Из-за соседнего столика доносилось только яростное позвякивание чайных ложечек.
Во время того кандидатского турнира Корчному было пятьдесят четыре. Через пять лет ему еще удалось выйти в матчи претендентов и в январе 1991-го даже победить Сакса, но семь месяцев спустя Тимман не оставил ему шансов в брюссельском четвертьфинале; в том матче Корчной не одержал ни одной победы и вообще выглядел бледной тенью яростного бойца, каким был когда-то.
Он всё понял сам и уже в конце карьеры обмолвился, что именно тогда по-настоящему упал его класс. Сказал:
– Знаете, я тут пересматривал свои партии и понял, что именно после шестидесяти сдал, и сдал резко. Дело даже не в том, что проиграл матч Тимману, вообще стал играть много хуже.
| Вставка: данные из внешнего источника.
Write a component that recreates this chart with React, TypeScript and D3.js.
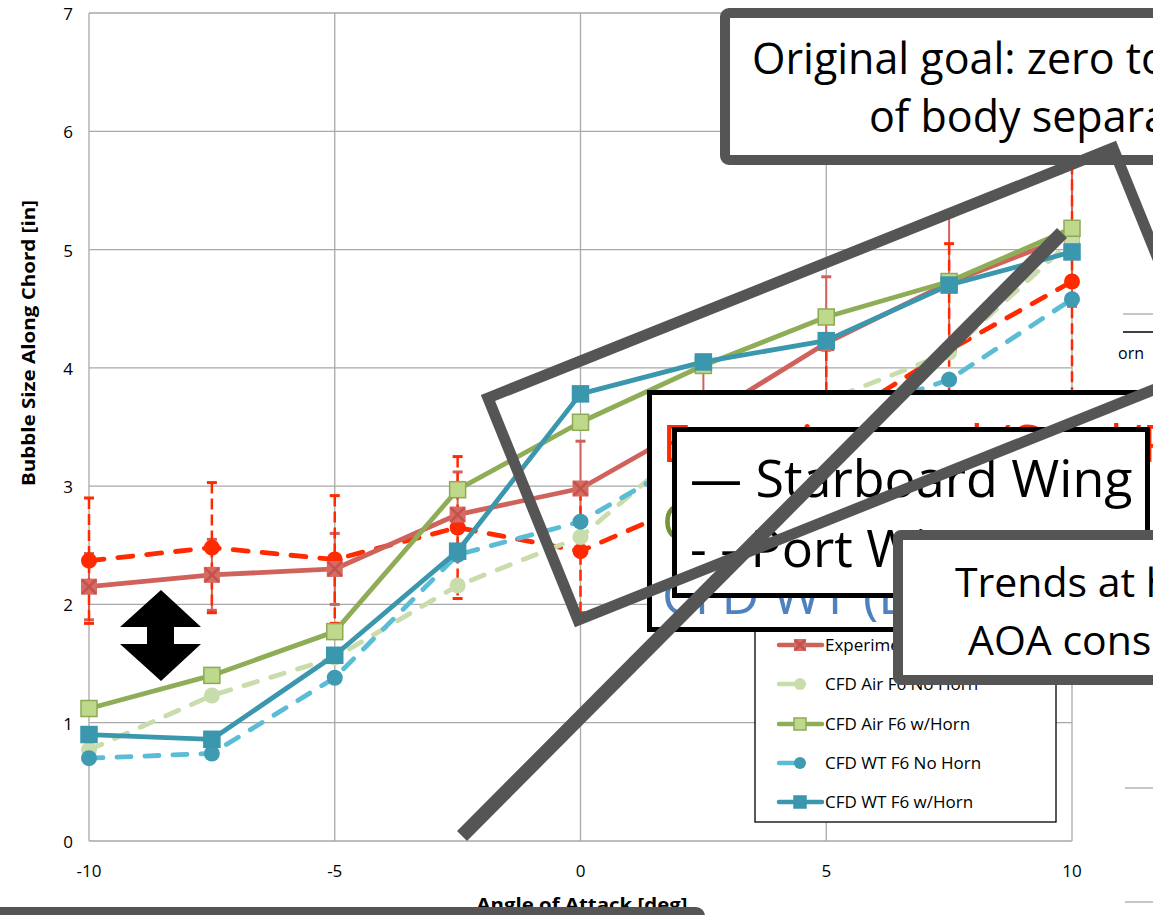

Переход в следующую возрастную стадию оказался еще более трудным. Хотя и говорил – «я неохотно уступал возрасту», натура его не хотела смиряться с происходящим: «Почему? И почему со мной?»
Он не был лишен кокетства и, хотя прекрасно видел, как резко снизился уровень его игры, радовался, что им восхищаются как уникумом, продолжающим играть и бороться, несмотря на возраст. Когда на Олимпиаде в Стамбуле (2000) ему сообщили, что в какой-то команде играет его одногодок, пошел проведать «конкурента» и последнее слово оставил за собой:
– Я выяснил, что он родился 17 апреля, так что я всё равно здесь самый старый! – смеялся Виктор Львович.
И хотя морщился, когда собеседники и журналисты уж слишком откровенно лили елей в разговоре, – честолюбия, да и тщеславия не был лишен едва ли не до самого конца.
Когда в 2002 году посетил Молдавию, в кишиневском университете ему присвоили звание почетного доктора. Был горд невероятно, с удовольствием позировал в мантии и шапочке, и с тех пор на конвертах и книжных посылках, приходивших мне из Швейцарии, стояла наклейка: Dr.h.c. Viktor Kortchnoi. А Василия Иванчука, приезжавшего к нему в Волен и удивлявшегося карандашным пометкам в его шахматных книгах, успокаивал: «Когда-нибудь эти книги будут немало стоить…»
Не знаю, как насчет книг, но неиспользованный, хотя уже подтвержденный билет «Аэрофлота» на имя Корчного, на рейс Амстердам – Москва 27 июля 1976 года обошелся мне на недавнем аукционе в кругленькую сумму. Ведь именно с той даты начался новый этап борьбы за мировое шахматное первенство, невиданный дотоле по накалу страстей.
Что же касается книг, у меня осталось немало подаренных им, с подписями, когда и очень теплыми, если только слово «теплый» можно применить к человеку, не жаловавшему аморфных определений.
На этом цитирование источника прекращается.